OBJECTIVE: Quote from the first line below through the line that contains "const riskTimes = [0, 12, 24, 48, 96, 192];", both included, and leave the pictures out.
▽
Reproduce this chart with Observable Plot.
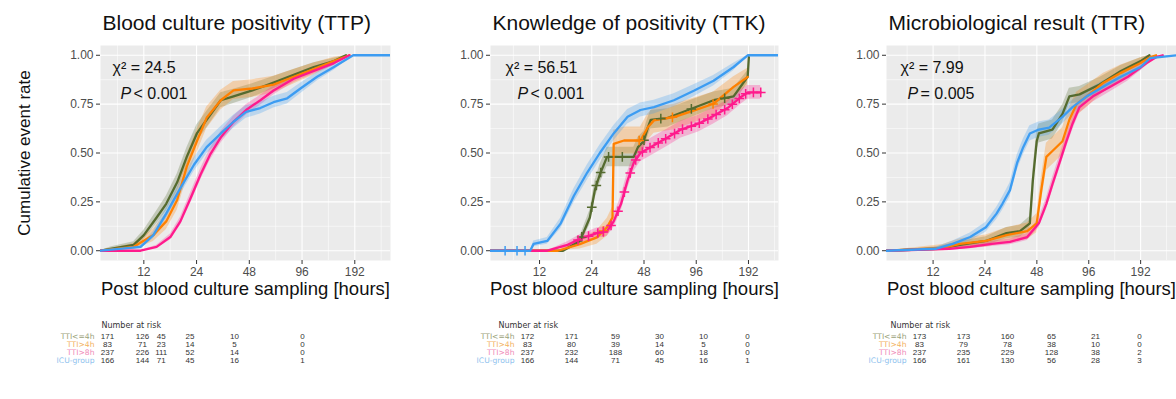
<!DOCTYPE html>
<html><head><meta charset="utf-8">
<script src="https://cdn.jsdelivr.net/npm/d3@7"></script>
<script src="https://cdn.jsdelivr.net/npm/@observablehq/plot@0.6"></script>
<style>
body{margin:0;background:#fff;}
#wrap{position:relative;width:1176px;height:399px;overflow:hidden;background:#fff;}
#wrap svg{position:absolute;overflow:visible;}
</style></head><body><div id="wrap"></div>
<script>
// ---------- data ----------
const groups = ["TTI<=4h", "TTI>4h", "TTI>8h", "ICU-group"];
const lineColors = ["#556b2f", "#ff8000", "#ff1a8c", "#3c9cf2"];
const labelColors = ["#9aa27a", "#f3b25e", "#f08bb8", "#8ec2ee"];
const titles = ["Blood culture positivity (TTP)", "Knowledge of positivity (TTK)", "Microbiological result (TTR)"];
const chiLabels = ["χ² = 24.5", "χ² = 56.51", "χ² = 7.99"];
const pLabels = ["< 0.001", "< 0.001", "= 0.005"];
const xBreaks = [12, 24, 48, 96, 192];
const yBreaks = [0, 0.25, 0.5, 0.75, 1];
const riskTimes = [0, 12, 24, 48, 96, 192];

// Panel 1: TTP (hours, cumulative event rate)
const ttpOliveT  = [6.8, 7.75, 10.5, 12, 14.2, 16.1, 18.6, 21.1, 24.1, 27.4, 33, 39, 50, 66, 86, 112, 146, 171];
const ttpOliveV  = [0, 0.01, 0.03, 0.08, 0.17, 0.24, 0.35, 0.48, 0.60, 0.67, 0.77, 0.79, 0.82, 0.86, 0.90, 0.94, 0.97, 1.0];
const ttpOrangeT = [6.8, 10.5, 13.6, 16.1, 18.6, 21.1, 24.1, 27.4, 33, 39, 50, 66, 86, 112, 146, 179];
const ttpOrangeV = [0, 0.02, 0.08, 0.15, 0.26, 0.43, 0.56, 0.68, 0.77, 0.82, 0.83, 0.85, 0.89, 0.93, 0.97, 1.0];
const ttpPinkT   = [6.8, 11.5, 14.2, 17.0, 19.4, 22.2, 25.3, 28.6, 33, 39, 46, 55.5, 66, 86, 112, 146, 179];
const ttpPinkV   = [0, 0, 0.02, 0.07, 0.15, 0.27, 0.39, 0.49, 0.58, 0.66, 0.72, 0.77, 0.82, 0.88, 0.92, 0.96, 1.0];
const ttpBlueT   = [6.8, 11.5, 13.6, 16.1, 19.4, 23.2, 27.4, 33, 39, 46, 55.5, 66, 79, 94, 117, 146, 188, 307];
const ttpBlueV   = [0, 0.02, 0.08, 0.19, 0.32, 0.44, 0.53, 0.60, 0.66, 0.71, 0.73, 0.76, 0.78, 0.83, 0.89, 0.94, 1.0, 1.0];
const ttpBand    = [0.045, 0.06, 0.03, 0.035];

// Panel 2: TTK
const ttkOliveT  = [6.26, 16.4, 20.5, 23.4, 25.0, 26.7, 29.4, 41.9, 44.3, 47.8, 50.5, 52.5, 65.9, 86.2, 120.8, 157.6, 190, 193];
const ttkOliveV  = [0, 0, 0.05, 0.17, 0.31, 0.39, 0.48, 0.48, 0.53, 0.56, 0.63, 0.67, 0.68, 0.72, 0.77, 0.79, 0.89, 0.99];
const ttkOrangeT = [6.26, 15.3, 20.5, 25.7, 29.4, 31.6, 32.1, 36.8, 45.8, 50.5, 54.8, 71.4, 93.6, 120.8, 157.6, 190];
const ttkOrangeV = [0, 0, 0.034, 0.068, 0.12, 0.17, 0.547, 0.564, 0.564, 0.632, 0.667, 0.684, 0.718, 0.752, 0.838, 0.889];
const ttkPinkT   = [6.26, 13.3, 17.4, 20.5, 25.7, 29.4, 32.1, 35.4, 38.6, 41.9, 45.8, 54.8, 65.9, 78.5, 98.9, 120.8, 145.4, 173, 190, 226];
const ttkPinkV   = [0, 0, 0.03, 0.06, 0.09, 0.10, 0.15, 0.24, 0.36, 0.45, 0.50, 0.54, 0.58, 0.62, 0.65, 0.69, 0.73, 0.785, 0.81, 0.81];
const ttkBlueT   = [6.26, 10.6, 11.1, 13.3, 15.9, 18.9, 22.6, 26.7, 32.1, 38.6, 45.8, 54.8, 71.4, 93.6, 120.8, 157.6, 190, 286];
const ttkBlueV   = [0, 0, 0.035, 0.05, 0.14, 0.28, 0.40, 0.50, 0.60, 0.685, 0.72, 0.735, 0.77, 0.82, 0.87, 0.94, 1.0, 1.0];
const ttkBand    = [0.05, 0.07, 0.045, 0.04];
const ttkOliveCensor  = [21, 24, 25.5, 27, 30, 36, 48, 60, 90, 140];
const ttkOrangeCensor = [28, 45, 70, 120];
const ttkPinkCensor   = [20, 23, 26, 28, 31, 34, 37, 40, 43, 47, 52, 58, 64, 72, 80, 90, 100, 112, 125, 140, 155, 170, 185, 205, 226];
const ttkBlueCensor   = [7.6, 8.9, 9.9];

// Panel 3: TTR
const ttrOliveT  = [6.45, 12.7, 17.2, 24.3, 32.0, 38.3, 43.7, 45.5, 47.9, 49.3, 59.1, 67.6, 74.1, 84.9, 111, 147.5, 192, 216];
const ttrOliveV  = [0, 0.01, 0.03, 0.05, 0.09, 0.10, 0.14, 0.36, 0.56, 0.60, 0.62, 0.70, 0.79, 0.80, 0.85, 0.92, 0.97, 1.0];
const ttrOrangeT = [6.45, 13.7, 17.2, 24.3, 32.0, 42.2, 47.9, 50.9, 54.5, 59.1, 67.6, 74.1, 81.6, 93.5, 116.9, 147.5, 192, 218, 236];
const ttrOrangeV = [0, 0.015, 0.035, 0.05, 0.08, 0.10, 0.14, 0.31, 0.48, 0.51, 0.56, 0.67, 0.75, 0.79, 0.86, 0.91, 0.96, 0.99, 1.0];
const ttrPinkT   = [6.45, 14.9, 19.7, 26.3, 33.5, 42.2, 49.3, 54.5, 59.1, 64.9, 71.2, 77.3, 84.9, 101.5, 128.7, 162.1, 208, 236, 258];
const ttrPinkV   = [0, 0.01, 0.02, 0.035, 0.045, 0.07, 0.14, 0.24, 0.34, 0.45, 0.56, 0.65, 0.735, 0.79, 0.84, 0.89, 0.96, 0.99, 1.0];
const ttrBlueT   = [6.45, 12.4, 15.6, 19.7, 24.3, 28.0, 30.3, 33.5, 36.9, 40.0, 43.7, 49.3, 56.6, 67.6, 77.3, 93.5, 116.9, 147.5, 192, 218, 310];
const ttrBlueV   = [0, 0.01, 0.035, 0.07, 0.12, 0.19, 0.24, 0.31, 0.45, 0.53, 0.60, 0.62, 0.63, 0.685, 0.735, 0.79, 0.84, 0.89, 0.94, 0.985, 1.0];
const ttrBand    = [0.05, 0.07, 0.035, 0.04];

// Number at risk tables (rows = groups, columns = riskTimes)
const ttpRisk = [[171, 126, 45, 25, 10, 0], [83, 71, 23, 14, 5, 0], [237, 226, 111, 52, 14, 0], [166, 144, 71, 45, 16, 1]];
const ttkRisk = [[172, 171, 59, 30, 10, 0], [83, 80, 39, 14, 5, 0], [237, 232, 188, 60, 18, 0], [166, 144, 71, 45, 16, 1]];
const ttrRisk = [[173, 173, 160, 65, 21, 0], [83, 79, 78, 38, 10, 0], [237, 235, 229, 128, 38, 2], [166, 161, 130, 56, 28, 3]];

// ---------- build ----------
const FONT = "'Liberation Sans', Arial, Helvetica, sans-serif";
const WIDE = "'DejaVu Sans', 'Liberation Sans', sans-serif";
const wrap = document.getElementById("wrap");
const PANEL_H = 305, M_TOP = 45, M_BOTTOM = 45, FRAME_H = PANEL_H - M_TOP - M_BOTTOM;

function series(T, V, g, hw) {
  return T.map((t, i) => {
    const v = V[i];
    const w = hw * Math.sqrt(Math.max(0, 4 * v * (1 - v)));
    return {t, v, g, lo: Math.max(0, v - w), hi: Math.min(1, v + w)};
  });
}
function valueAt(T, V, t) {
  const i = d3.bisectRight(T, t);
  if (i <= 0) return V[0];
  if (i >= T.length) return V[V.length - 1];
  const f = (t - T[i - 1]) / (T[i] - T[i - 1]);
  return V[i - 1] + f * (V[i] - V[i - 1]);
}
const minorX = [xBreaks[0] / Math.SQRT2, ...d3.pairs(xBreaks).map(([a, b]) => Math.sqrt(a * b)), xBreaks[xBreaks.length - 1] * Math.SQRT2];
const minorY = d3.pairs(yBreaks).map(([a, b]) => (a + b) / 2);

function panel({idx, curves, bands, censors, domain, left, ml, mr, chiDx, pDx, yTitle}) {
  const data = curves.map(([T, V], k) => series(T, V, k, bands[k]));
  const marks = [
    Plot.frame({fill: "#ebebeb", stroke: null}),
    Plot.gridY(minorY, {stroke: "#fff", strokeOpacity: 1, strokeWidth: 0.55}),
    Plot.gridX(minorX, {stroke: "#fff", strokeOpacity: 1, strokeWidth: 0.55}),
    Plot.gridY(yBreaks, {stroke: "#fff", strokeOpacity: 1, strokeWidth: 1.1}),
    Plot.gridX(xBreaks, {stroke: "#fff", strokeOpacity: 1, strokeWidth: 1.1}),
  ];
  data.forEach((d, k) => marks.push(Plot.areaY(d, {x: "t", y1: "lo", y2: "hi", fill: lineColors[k], fillOpacity: 0.27, clip: true})));
  data.forEach((d, k) => marks.push(Plot.line(d, {x: "t", y: "v", stroke: lineColors[k], strokeWidth: 2.3, clip: true})));
  if (censors) {
    censors.forEach((C, k) => {
      const [T, V] = curves[k];
      const pts = C.map(t => ({t, v: valueAt(T, V, t)}));
      marks.push(Plot.dot(pts, {x: "t", y: "v", symbol: "plus", r: 3.2, stroke: lineColors[k], strokeWidth: 1.5, clip: true}));
    });
  }
  marks.push(
    Plot.axisY(yBreaks, {tickFormat: d3.format(".2f"), tickSize: 4, tickPadding: 3, fontSize: 12, fill: "#4d4d4d", stroke: "#333", label: null}),
    Plot.tickX(xBreaks, {x: d => d, stroke: "#333", insetTop: FRAME_H, insetBottom: -4}),
    Plot.text(xBreaks, {x: d => d, frameAnchor: "bottom", lineAnchor: "middle", dy: 12, text: d => String(d), fontSize: 12, fill: "#4d4d4d"}),
    Plot.text([titles[idx]], {frameAnchor: "top-left", lineAnchor: "middle", text: d => d, textAnchor: "start", dx: 2, dy: -22, fontSize: 21, fill: "#111"}),
    Plot.text(["Post blood culture sampling [hours]"], {frameAnchor: "bottom", lineAnchor: "middle", text: d => d, dy: 29, fontSize: 18.5, fill: "#111"}),
    Plot.text([chiLabels[idx]], {frameAnchor: "top-left", lineAnchor: "middle", text: d => d, textAnchor: "start", dx: chiDx, dy: 22, fontSize: 16, fill: "#111"}),
    Plot.text(["P"], {frameAnchor: "top-left", lineAnchor: "middle", text: d => d, textAnchor: "start", dx: pDx, dy: 48, fontSize: 16, fontStyle: "italic", fill: "#111"}),
    Plot.text([pLabels[idx]], {frameAnchor: "top-left", lineAnchor: "middle", text: d => d, textAnchor: "start", dx: pDx + 13, dy: 48, fontSize: 16, fill: "#111"})
  );
  if (yTitle) marks.push(Plot.text([yTitle], {frameAnchor: "left", textAnchor: "middle", lineAnchor: "middle", text: d => d, rotate: -90, dx: -76, fontSize: 17, fill: "#111"}));
  const svg = Plot.plot({
    width: 392, height: PANEL_H, marginLeft: ml, marginRight: mr, marginTop: M_TOP, marginBottom: M_BOTTOM,
    x: {type: "log", domain, axis: null},
    y: {domain: [-0.05, 1.05], axis: null},
    style: {fontFamily: FONT, background: "transparent", overflow: "visible"},
    marks
  });
  svg.style.left = left + "px";
  svg.style.top = "0px";
  wrap.appendChild(svg);
}

function riskTable({risk, left, ml, mr, xScale}) {
  const rows = [];
  risk.forEach((r, gi) => r.forEach((n, ci) => rows.push({t: riskTimes[ci], row: gi, n})));
  const svg = Plot.plot({
    width: 392, height: 60, marginLeft: ml, marginRight: mr, marginTop: 24, marginBottom: 12,
    x: {...xScale, axis: null},
    y: {domain: [0, groups.length - 1], reverse: true, axis: null},
    style: {fontFamily: FONT, background: "transparent", overflow: "visible"},
    marks: [
      Plot.text(["Number at risk"], {frameAnchor: "top-left", lineAnchor: "middle", text: d => d, textAnchor: "start", dx: -6, dy: -11, fontSize: 8, fontFamily: WIDE, fill: "#333"}),
      Plot.text(groups, {x: () => riskTimes[0], y: (d, i) => i, text: d => d, textAnchor: "end", dx: -13, fontSize: 7.6, fontFamily: WIDE, fill: (d, i) => labelColors[i]}),
      Plot.text(rows, {x: "t", y: "row", text: "n", fontSize: 8, fill: "#333"})
    ]
  });
  svg.style.left = left + "px";
  svg.style.top = "312px";
  wrap.appendChild(svg);
}

panel({idx: 0, curves: [[ttpOliveT, ttpOliveV], [ttpOrangeT, ttpOrangeV], [ttpPinkT, ttpPinkV], [ttpBlueT, ttpBlueV]], bands: ttpBand,
  domain: [6.79, 307], left: 0, ml: 100, mr: 2, chiDx: 12, pDx: 20, yTitle: "Cumulative event rate"});
panel({idx: 1, curves: [[ttkOliveT, ttkOliveV], [ttkOrangeT, ttkOrangeV], [ttkPinkT, ttkPinkV], [ttkBlueT, ttkBlueV]], bands: ttkBand,
  censors: [ttkOliveCensor, ttkOrangeCensor, ttkPinkCensor, ttkBlueCensor],
  domain: [6.26, 286], left: 392, ml: 98, mr: 6, chiDx: 15, pDx: 27});
panel({idx: 2, curves: [[ttrOliveT, ttrOliveV], [ttrOrangeT, ttrOrangeV], [ttrPinkT, ttrPinkV], [ttrBlueT, ttrBlueV]], bands: ttrBand,
  domain: [6.44, 310], left: 784, ml: 102, mr: 0, chiDx: 14, pDx: 21});

riskTable({risk: ttpRisk, left: 0, ml: 107, mr: 90, xScale: {type: "pow", exponent: 0.62, domain: [0, 192]}});
riskTable({risk: ttkRisk, left: 392, ml: 112, mr: 15, xScale: {type: "point", domain: riskTimes}});
riskTable({risk: ttrRisk, left: 784, ml: 112, mr: 14, xScale: {type: "point", domain: riskTimes}});
</script></body></html>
△
EXERCISE RESPONSE:
Reproduce this chart with Observable Plot.
<!DOCTYPE html>
<html><head><meta charset="utf-8">
<script src="https://cdn.jsdelivr.net/npm/d3@7"></script>
<script src="https://cdn.jsdelivr.net/npm/@observablehq/plot@0.6"></script>
<style>
body{margin:0;background:#fff;}
#wrap{position:relative;width:1176px;height:399px;overflow:hidden;background:#fff;}
#wrap svg{position:absolute;overflow:visible;}
</style></head><body><div id="wrap"></div>
<script>
// ---------- data ----------
const groups = ["TTI<=4h", "TTI>4h", "TTI>8h", "ICU-group"];
const lineColors = ["#556b2f", "#ff8000", "#ff1a8c", "#3c9cf2"];
const labelColors = ["#9aa27a", "#f3b25e", "#f08bb8", "#8ec2ee"];
const titles = ["Blood culture positivity (TTP)", "Knowledge of positivity (TTK)", "Microbiological result (TTR)"];
const chiLabels = ["χ² = 24.5", "χ² = 56.51", "χ² = 7.99"];
const pLabels = ["< 0.001", "< 0.001", "= 0.005"];
const xBreaks = [12, 24, 48, 96, 192];
const yBreaks = [0, 0.25, 0.5, 0.75, 1];
const riskTimes = [0, 12, 24, 48, 96, 192];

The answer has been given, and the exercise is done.